Tilda Swinton procura respostas em “Memória”, de Apichatpong Weerasethakul
“Que som foi este?” é por certo uma pergunta que fazemos a nós próprios com frequência. Terá sido a televisão? O telemóvel? Alguém na rua? São estas e outras questões que atormentam Tilda Swinton na nova obra do cineasta Apichatpong Weerasethakul, “Memória” – primeira vez na sua carreira que filma fora da Tailândia.
O filme teve estreia mundial durante a última edição do Festival de Cinema de Cannes. Apichatpong já fora muito celebrado aqui: em 2010, o júri presidido por Tim Burton atribuiu ao seu filme, “O Tio Boonmee que se Lembra das Suas Vidas Anteriores”, a Palma d’Ouro. “Memória”, por sua vez, recebeu o Prémio do Júri, honra que é considerada uma medalha de bronze.
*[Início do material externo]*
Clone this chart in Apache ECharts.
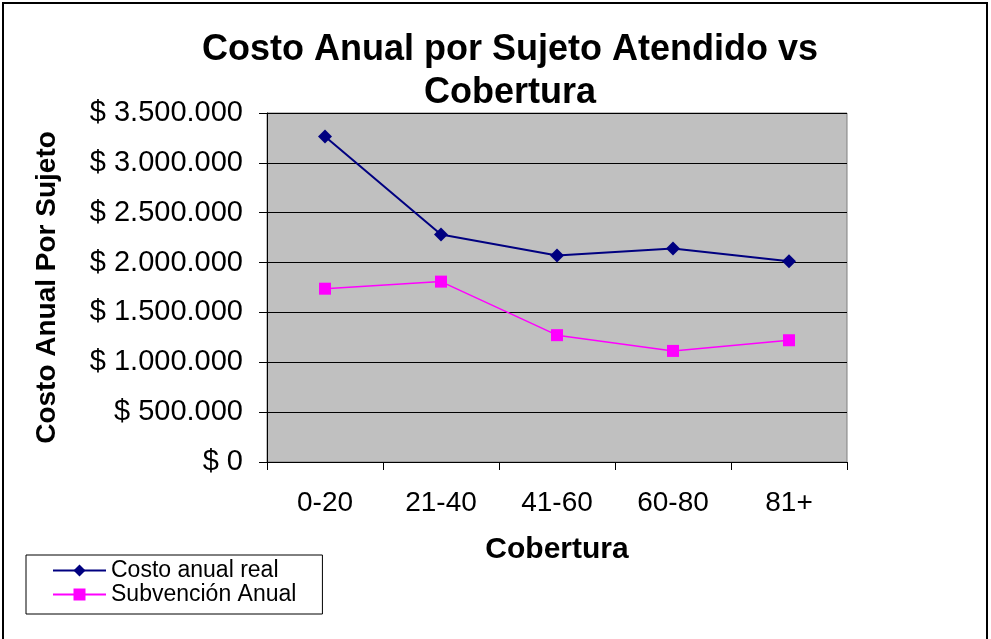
<!DOCTYPE html>
<html>
<head>
<meta charset="utf-8">
<script src="https://cdn.jsdelivr.net/npm/echarts@6/dist/echarts.min.js"></script>
<style>
  html, body { margin: 0; padding: 0; background: #fff; }
  #chart { width: 991px; height: 639px; }
</style>
</head>
<body>
<div id="chart"></div>
<script>
const categories = ['0-20', '21-40', '41-60', '60-80', '81+']
const costoReal = [3265000, 2282000, 2070000, 2141000, 2013000]
const subvencion = [1738000, 1809000, 1272000, 1114000, 1221000]
const yTicks = [0, 500000, 1000000, 1500000, 2000000, 2500000, 3000000, 3500000]

const font = 'Liberation Sans, Arial, sans-serif'

const fmtPeso = v => '$ ' + String(v).replace(/\B(?=(\d{3})+(?!\d))/g, '.')

const chart = echarts.init(document.getElementById('chart'))

const option = {
  animation: false,
  backgroundColor: '#fff',
  textStyle: { fontFamily: font },
  title: {
    text: 'Costo Anual por Sujeto Atendido vs\nCobertura',
    left: 505,
    textAlign: 'center',
    top: 24,
    textStyle: { fontSize: 36, fontWeight: 'bold', color: '#000', lineHeight: 43, fontFamily: font }
  },
  graphic: [{
    type: 'rect',
    shape: { x: 3, y: 3, width: 984, height: 640 },
    style: { fill: 'none', stroke: '#000', lineWidth: 2 }
  }],
  legend: {
    orient: 'vertical',
    left: 26,
    top: 555,
    padding: [4, 26, 8, 26],
    itemGap: 1,
    itemWidth: 53,
    itemHeight: 15,
    borderColor: '#000',
    borderWidth: 1,
    textStyle: { fontSize: 23, color: '#000', fontFamily: font },
    data: ['Costo anual real', 'Subvención Anual']
  },
  grid: {
    left: 267,
    right: 144,
    top: 113,
    bottom: 177,
    show: true,
    backgroundColor: '#C0C0C0',
    borderColor: '#808080',
    borderWidth: 1
  },
  xAxis: {
    type: 'category',
    data: categories,
    boundaryGap: true,
    name: 'Cobertura',
    nameLocation: 'middle',
    nameGap: 73,
    nameTextStyle: { fontSize: 30, fontWeight: 'bold', color: '#000', fontFamily: font },
    axisLine: { lineStyle: { color: '#000', width: 1 } },
    axisTick: { show: true, length: 8, lineStyle: { color: '#000' } },
    axisLabel: { fontSize: 28, color: '#000', margin: 27, fontFamily: font }
  },
  yAxis: {
    type: 'value',
    min: 0,
    max: 3500000,
    interval: 500000,
    name: 'Costo Anual Por Sujeto',
    nameLocation: 'middle',
    nameGap: 206,
    nameTextStyle: { fontSize: 28, fontWeight: 'bold', color: '#000', fontFamily: font },
    axisLine: { show: true, lineStyle: { color: '#000', width: 1 } },
    axisTick: { show: true, length: 8, lineStyle: { color: '#000' } },
    axisLabel: {
      fontSize: 29, color: '#000', margin: 24, fontFamily: font,
      formatter: v => yTicks.includes(v) ? fmtPeso(v) : ''
    },
    splitLine: { show: true, lineStyle: { color: '#000', width: 1 } }
  },
  series: [
    {
      name: 'Costo anual real',
      type: 'line',
      data: costoReal,
      symbol: 'diamond',
      symbolSize: 14,
      color: '#000080',
      lineStyle: { color: '#000080', width: 2 },
      itemStyle: { color: '#000080' }
    },
    {
      name: 'Subvención Anual',
      type: 'line',
      data: subvencion,
      symbol: 'rect',
      symbolSize: 12,
      color: '#FF00FF',
      lineStyle: { color: '#FF00FF', width: 1.5 },
      itemStyle: { color: '#FF00FF' }
    }
  ]
}

chart.setOption(option)
</script>
</body>
</html>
A ação decorre em Bogotá, na Colômbia, onde Jessica (Swinton) se encontra de visita à sua irmã Karen, hospitalizada em circunstâncias misteriosas. Karen especula se não terá sido um cão a amaldiçoá-la. O seu marido, por outro lado, teme que se trate de um feitiço lançado por indígenas da floresta amazónica. Quem sabe.
A visita de Jessica muda de rumo quando começa a ouvir sons, ou melhor, um som muito particular, como um estrondo repentino. Recorrente mas de frequência imprevisível: ouve-o a meio da noite, na rua, no restaurante, junto ao rio. Será este som ouvido por outras pessoas? Será o som repercutido nos objetos? O certo é que, por várias vezes, os alarmes dos carros na rua disparam em simultâneo.
Jessica decide então procurar ajuda junto de um engenheiro de som, num estúdio de gravação. Segue-se uma cena fascinante. Ora, Jessica deseja que o engenheiro replique o ruído que a persegue, mas depara-se com a impossibilidade de traduzir um som por palavras. Vemo-la a tentar descrever o som como “redondo”, “de betão” e “terreno” – uma palavra curiosa para descrever um som algo espiritual. Vemos o engenheiro confuso perante a tarefa de reproduzir um som que nunca ouviu. É delicioso. Uma das melhores cenas do ano.
“Memória” é, assim, um filme de perguntas. Perguntas estas que, infelizmente, Apichatpong decide responder nos últimos trinta minutos. Uma decisão que trai a ambiguidade que até então tornara o seu filme tão interessante. Pior ainda, a explicação que inventa assenta em ficção científica. Neste aspeto, faz lembrar o recente “Old”, no qual M. Night Shyamalan insiste em justificar um filme que não necessitava de justificação.
Um elogio final à bela fotografia a cargo de Sayombhu Mukdeeprom, diretor de fotografia de filmes como “As Mil e uma Noites” (Miguel Gomes, 2015) e “Call Me By Your Name” (Luca Guadagnino, 2017).